■ EXERCISE PROMPT
Starting from the top of the material, restate each line exactly until the line that contains "5.8, 4.2, 2.5, 5.0, 5.8, 5.8, 5.8];", which is also copied. Pictures are excluded.

■ RAW RECORDS
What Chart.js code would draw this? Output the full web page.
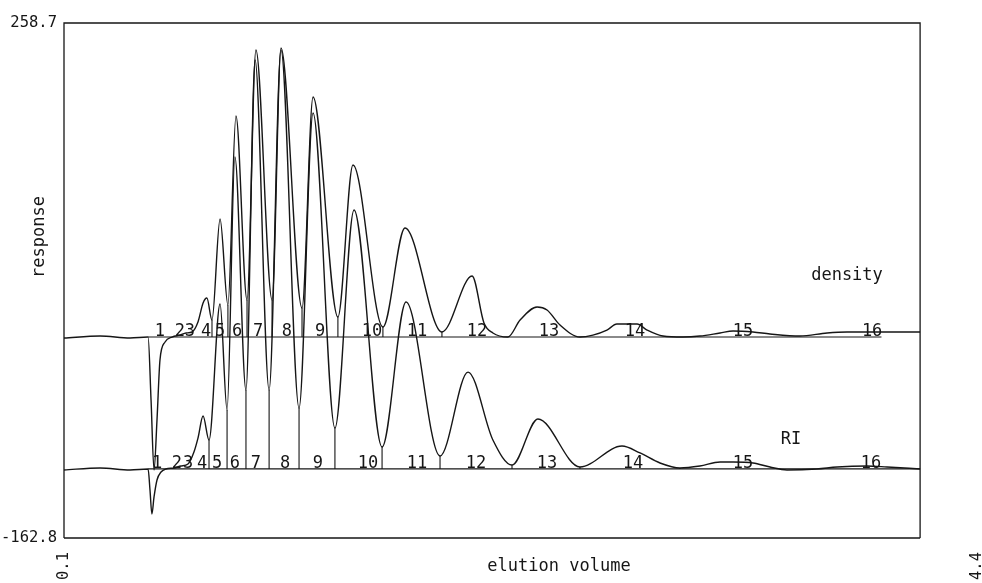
<!DOCTYPE html>
<html>
<head>
<meta charset="utf-8">
<script src="https://cdn.jsdelivr.net/npm/chart.js@4.4.1/dist/chart.umd.min.js"></script>
<style>
  html, body { margin: 0; padding: 0; background: #fff; }
  #gpc { display: block; }
</style>
</head>
<body>
<canvas id="gpc" width="982" height="583"></canvas>
<script>
// density detector trace (elution volume, response)
const densityX = [0.10, 0.270, 0.411, 0.496, 0.510, 0.524, 0.538, 0.552, 0.576, 0.609,
  0.646, 0.675, 0.703, 0.731, 0.755, 0.773, 0.797, 0.835, 0.872, 0.910,
  0.962, 1.004, 1.080, 1.122, 1.221, 1.273, 1.390, 1.461, 1.602, 1.706,
  1.880, 2.022, 2.078, 2.120, 2.191, 2.248, 2.328, 2.375, 2.436, 2.530,
  2.591, 2.657, 2.704, 2.799, 2.846, 2.921, 3.015, 3.095, 3.190, 3.251,
  3.345, 3.425, 3.566, 3.694, 3.788, 3.943, 4.132];
const densityY = [0.9, 2.5, 0.9, 1.7, -49.9, -107.1, -66.2, -17.1, -2.4, 1.7,
  3.3, 5.0, 5.8, 14.0, 29.5, 33.6, 15.6, 98.3, 27.9, 182.6,
  32.0, 236.6, 32.0, 238.2, 25.4, 198.1, 18.1, 142.5, 9.9, 90.9,
  5.8, 51.6, 13.2, 5.0, 1.7, 15.6, 26.3, 23.8, 11.5, 1.7,
  3.3, 7.4, 12.3, 12.3, 7.4, 2.5, 1.7, 2.5, 5.0, 6.6,
  5.8, 4.2, 2.5, 5.0, 5.8, 5.8, 5.8];

// refractive index trace
const riX = [0.10, 0.270, 0.411, 0.496, 0.505, 0.514, 0.524, 0.538, 0.557, 0.580,
  0.618, 0.651, 0.684, 0.712, 0.731, 0.755, 0.783, 0.835, 0.868, 0.905,
  0.957, 1.000, 1.066, 1.122, 1.207, 1.273, 1.376, 1.466, 1.598, 1.711,
  1.871, 2.003, 2.120, 2.210, 2.332, 2.530, 2.728, 2.813, 2.907, 3.001,
  3.095, 3.190, 3.251, 3.345, 3.425, 3.505, 3.646, 3.741, 3.882, 3.976,
  4.132];
const riY = [-107.1, -105.5, -107.1, -106.3, -123.5, -143.2, -129.2, -115.3, -108.8, -106.3,
  -105.5, -103.9, -102.3, -92.4, -81.0, -63.0, -82.6, 28.7, -58.0, 149.0,
  -41.7, 228.4, -41.7, 236.6, -56.4, 185.0, -72.8, 105.7, -88.3, 30.3,
  -95.7, -27.0, -82.6, -103.1, -65.4, -104.7, -87.5, -93.2, -101.4, -105.5,
  -103.9, -100.6, -100.6, -101.4, -104.7, -107.1, -106.3, -104.7, -103.9, -104.7,
  -106.3];

// integration baselines and peak cut positions
const densityBase = 1.7;
const riBase = -106.3;
const baseStart = 0.496;
const densityCuts = [0.797, 0.872, 0.962, 1.080, 1.221, 1.390, 1.602, 1.880, 2.191, 2.530, 3.015];
const riCuts = [0.783, 0.868, 0.957, 1.066, 1.207, 1.376, 1.598, 1.871, 2.210, 2.530, 3.001];

// peak numbers
const peakNames = ['1', '2', '3', '4', '5', '6', '7', '8', '9', '10', '11', '12', '13', '14', '15', '16'];
const densityPeakX = [0.552, 0.646, 0.693, 0.769, 0.835, 0.915, 1.014, 1.150, 1.306, 1.551, 1.763, 2.045, 2.384, 2.789, 3.298, 3.906];
const riPeakX = [0.538, 0.632, 0.684, 0.750, 0.821, 0.905, 1.004, 1.141, 1.296, 1.532, 1.763, 2.040, 2.375, 2.780, 3.298, 3.901];

const xTicks = [0.1, 4.4];
const yTicks = [-162.8, 258.7];

const ink = '#161616';
const mono = '"DejaVu Sans Mono", "Liberation Mono", monospace';

function points(xs, ys) {
  return xs.map((x, i) => ({ x: x, y: ys[i] }));
}

function cutLines(cuts, xs, ys, base) {
  return cuts.map((c) => {
    const i = xs.indexOf(c);
    return {
      data: [{ x: c, y: ys[i] }, { x: c, y: base }],
      borderColor: ink,
      borderWidth: 1.1,
      pointRadius: 0,
      tension: 0,
    };
  });
}

const traceStyle = {
  borderColor: ink,
  borderWidth: 1.4,
  pointRadius: 0,
  cubicInterpolationMode: 'monotone',
  fill: false,
};

const datasets = [
  Object.assign({ label: 'density', data: points(densityX, densityY) }, traceStyle),
  Object.assign({ label: 'RI', data: points(riX, riY) }, traceStyle),
  { data: [{ x: baseStart, y: densityBase }, { x: 3.95, y: densityBase }], borderColor: ink, borderWidth: 1.2, pointRadius: 0 },
  { data: [{ x: baseStart, y: riBase }, { x: 4.132, y: riBase }], borderColor: ink, borderWidth: 1.2, pointRadius: 0 },
  ...cutLines(densityCuts, densityX, densityY, densityBase),
  ...cutLines(riCuts, riX, riY, riBase),
];

// frame, peak numbers and free text
const decorations = {
  id: 'decorations',
  afterDatasetsDraw(chart) {
    const ctx = chart.ctx;
    const xs = chart.scales.x;
    const ys = chart.scales.y;
    const left = xs.getPixelForValue(xTicks[0]);
    const right = xs.getPixelForValue(densityX[densityX.length - 1]);
    const top = ys.getPixelForValue(yTicks[1]);
    const bottom = ys.getPixelForValue(yTicks[0]);

    ctx.save();
    ctx.strokeStyle = ink;
    ctx.lineWidth = 1.3;
    ctx.beginPath();
    ctx.moveTo(left, bottom);
    ctx.lineTo(left, top);
    ctx.lineTo(right, top);
    ctx.lineTo(right, bottom);
    ctx.moveTo(left, bottom);
    ctx.lineTo(right, bottom);
    ctx.stroke();

    ctx.fillStyle = ink;
    ctx.font = '17px ' + mono;
    ctx.textAlign = 'center';
    ctx.textBaseline = 'alphabetic';
    peakNames.forEach((name, i) => {
      ctx.fillText(name, xs.getPixelForValue(densityPeakX[i]), ys.getPixelForValue(densityBase) - 1);
      ctx.fillText(name, xs.getPixelForValue(riPeakX[i]), ys.getPixelForValue(riBase) - 1);
    });

    ctx.textBaseline = 'middle';
    ctx.fillText('density', 847, 276);
    ctx.fillText('RI', 791, 440);
    ctx.fillText('elution volume', 559, 567);

    ctx.translate(40, 237);
    ctx.rotate(-Math.PI / 2);
    ctx.fillText('response', 0, 0);
    ctx.restore();
  }
};

new Chart(document.getElementById('gpc'), {
  type: 'line',
  data: { datasets: datasets },
  options: {
    responsive: false,
    animation: false,
    events: [],
    layout: { padding: { left: 0, right: 5, top: 23, bottom: 0 } },
    plugins: { legend: { display: false }, tooltip: { enabled: false } },
    scales: {
      x: {
        type: 'linear',
        min: xTicks[0],
        max: xTicks[1],
        grid: { display: false, drawTicks: false },
        border: { display: false },
        afterBuildTicks: (s) => { s.ticks = xTicks.map((v) => ({ value: v })); },
        afterFit: (s) => { s.height = 45; s.paddingLeft = 0; s.paddingRight = 0; },
        ticks: {
          autoSkip: false,
          minRotation: 90,
          maxRotation: 90,
          padding: 14,
          color: ink,
          font: { family: mono, size: 15.5 },
          callback: (v) => v.toFixed(1),
        },
      },
      y: {
        type: 'linear',
        min: yTicks[0],
        max: yTicks[1],
        grid: { display: false, drawTicks: false },
        border: { display: false },
        afterBuildTicks: (s) => { s.ticks = yTicks.map((v) => ({ value: v })); },
        afterFit: (s) => { s.width = 64; s.paddingTop = 0; s.paddingBottom = 0; },
        ticks: {
          padding: 7,
          color: ink,
          font: { family: mono, size: 15.5 },
          callback: (v) => v.toFixed(1),
        },
      },
    },
  },
  plugins: [decorations],
});
</script>
</body>
</html>
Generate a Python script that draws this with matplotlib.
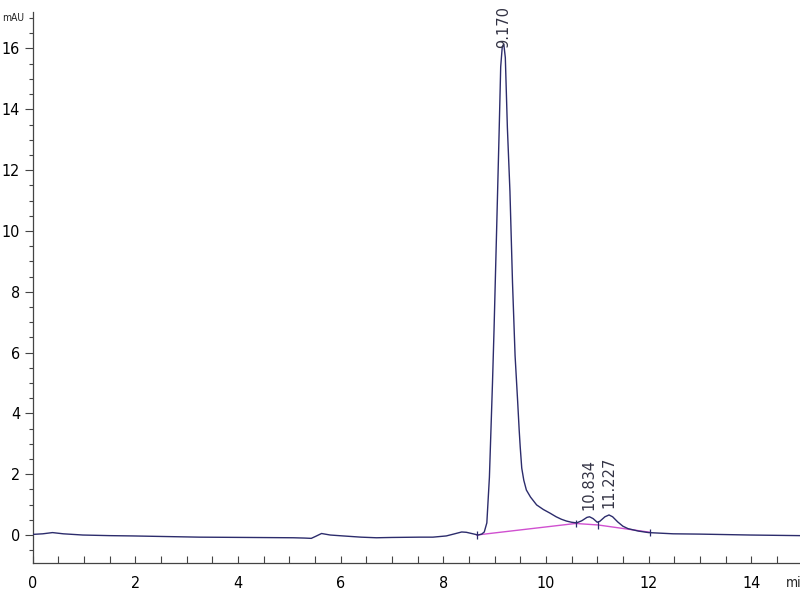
import numpy as np
import matplotlib
matplotlib.use("Agg")
import matplotlib.pyplot as plt
from matplotlib.ticker import MultipleLocator

plt.rcParams['font.family'] = ['DejaVu Sans']
plt.rcParams['font.stretch'] = 'condensed'

# chromatogram trace (min, mAU)
time = [0.0, 0.2, 0.39, 0.6, 0.98, 1.5, 1.95, 2.6, 3.25, 4.2, 5.08, 5.3, 5.43,
        5.52, 5.63, 5.8, 6.05, 6.4, 6.7, 7.0, 7.54, 7.8, 8.06, 8.2, 8.36, 8.45,
        8.58, 8.68, 8.75, 8.80, 8.85, 8.90, 8.93, 8.96, 8.99, 9.04, 9.09, 9.12,
        9.15, 9.18, 9.21, 9.25, 9.30, 9.35, 9.40, 9.45, 9.48, 9.50, 9.53, 9.57,
        9.62, 9.70, 9.82, 9.95, 10.08, 10.2, 10.3, 10.4, 10.5, 10.6, 10.7,
        10.8, 10.85, 10.92, 11.0, 11.05, 11.15, 11.23, 11.3, 11.4, 11.5, 11.6,
        11.8, 12.0, 12.48, 13.0, 13.33, 13.98, 14.95]
signal = [0.02, 0.04, 0.08, 0.04, 0.0, -0.02, -0.03, -0.05, -0.07, -0.08, -0.09,
          -0.1, -0.11, -0.04, 0.05, 0.0, -0.03, -0.07, -0.09, -0.08, -0.07, -0.07,
          -0.03, 0.03, 0.10, 0.09, 0.04, 0.0, 0.03, 0.10, 0.4, 1.9, 3.45, 5.0,
          6.74, 10.0, 13.3, 15.4, 16.05, 16.15, 15.7, 13.4, 11.3, 8.3, 5.9, 4.4,
          3.45, 2.9, 2.2, 1.8, 1.48, 1.25, 0.99, 0.84, 0.72, 0.60, 0.52, 0.46,
          0.42, 0.40, 0.47, 0.58, 0.60, 0.54, 0.42, 0.45, 0.60, 0.66, 0.60, 0.43,
          0.29, 0.21, 0.13, 0.08, 0.04, 0.03, 0.02, 0.0, -0.02]

# integration baselines
base_main_t = [8.65, 10.58]
base_main_y = [0.0, 0.38]
base_small_t = [10.58, 11.02, 12.03]
base_small_y = [0.38, 0.33, 0.09]
mark_t = [8.65, 10.58, 11.02, 12.03]
mark_y = [0.0, 0.38, 0.33, 0.09]

peak_t = [9.17, 10.834, 11.227]
label_y = [16.02, 0.82, 0.89]
peak_lbl = ["9.170", "10.834", "11.227"]

fig = plt.figure(figsize=(8, 6), dpi=100)
ax = fig.add_axes([32.5/800, 37/600, 1 - 32.5/800, (563-12)/600])

ax.plot(time, signal, color='#2c2c6c', lw=1.0, zorder=3)
ax.plot(base_main_t, base_main_y, color='#d050d0', lw=1.0, zorder=2)
ax.plot(base_small_t, base_small_y, color='#d050d0', lw=1.0, zorder=2)
ax.vlines(mark_t, np.array(mark_y) - 0.12, np.array(mark_y) + 0.12,
          color='#2c2c6c', lw=0.9, zorder=4)

for t, y, s in zip(peak_t, label_y, peak_lbl):
    ax.text(t, y, s, rotation=90, ha='center', va='bottom',
            fontsize=10.5, color='#333344', fontstretch='normal')

ax.set_xlim(0, 14.95)
ax.set_ylim(-0.92, 17.2)

ax.spines['top'].set_visible(False)
ax.spines['right'].set_visible(False)
for s in ['left', 'bottom']:
    ax.spines[s].set_color('#444444')
    ax.spines[s].set_linewidth(0.9)

ax.xaxis.set_major_locator(MultipleLocator(2))
ax.xaxis.set_minor_locator(MultipleLocator(0.5))
ax.yaxis.set_major_locator(MultipleLocator(2))
ax.yaxis.set_minor_locator(MultipleLocator(0.5))

ax.tick_params(axis='x', which='both', direction='in', length=5, width=0.8,
               color='#444444', pad=9, labelsize=11.5)
ax.tick_params(axis='y', which='major', direction='out', length=6, width=0.8,
               color='#444444', pad=3, labelsize=11.5)
ax.tick_params(axis='y', which='minor', direction='out', length=3, width=0.8,
               color='#444444')

fig.text(2/800, 1 - 18/600, "mAU", fontsize=7.5, va='center', ha='left',
         color='#222222')
fig.text(786/800, 1 - 583/600, "min", fontsize=10, va='center', ha='left',
         color='#222222')

fig.savefig("out.png", dpi=100)
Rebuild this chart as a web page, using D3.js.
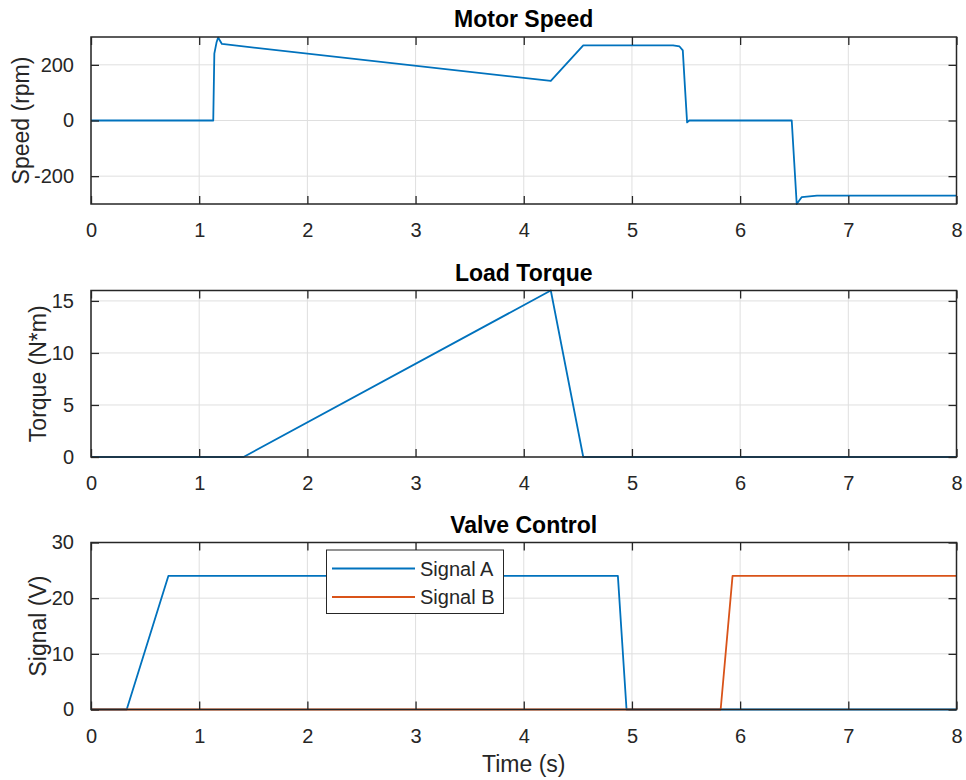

■ ANSWER TO THE PROBLEM
What Chart.js code would draw this? Output the full web page.
<!DOCTYPE html>
<html>
<head>
<meta charset="utf-8">
<script src="https://cdn.jsdelivr.net/npm/chart.js@4.4.1/dist/chart.umd.min.js"></script>
<style>
  html, body { margin: 0; padding: 0; background: #fff; }
  #gpc { display: block; }
</style>
</head>
<body>
<canvas id="gpc" width="982" height="583"></canvas>
<script>
// density detector trace (elution volume, response)
const densityX = [0.10, 0.270, 0.411, 0.496, 0.510, 0.524, 0.538, 0.552, 0.576, 0.609,
  0.646, 0.675, 0.703, 0.731, 0.755, 0.773, 0.797, 0.835, 0.872, 0.910,
  0.962, 1.004, 1.080, 1.122, 1.221, 1.273, 1.390, 1.461, 1.602, 1.706,
  1.880, 2.022, 2.078, 2.120, 2.191, 2.248, 2.328, 2.375, 2.436, 2.530,
  2.591, 2.657, 2.704, 2.799, 2.846, 2.921, 3.015, 3.095, 3.190, 3.251,
  3.345, 3.425, 3.566, 3.694, 3.788, 3.943, 4.132];
const densityY = [0.9, 2.5, 0.9, 1.7, -49.9, -107.1, -66.2, -17.1, -2.4, 1.7,
  3.3, 5.0, 5.8, 14.0, 29.5, 33.6, 15.6, 98.3, 27.9, 182.6,
  32.0, 236.6, 32.0, 238.2, 25.4, 198.1, 18.1, 142.5, 9.9, 90.9,
  5.8, 51.6, 13.2, 5.0, 1.7, 15.6, 26.3, 23.8, 11.5, 1.7,
  3.3, 7.4, 12.3, 12.3, 7.4, 2.5, 1.7, 2.5, 5.0, 6.6,
  5.8, 4.2, 2.5, 5.0, 5.8, 5.8, 5.8];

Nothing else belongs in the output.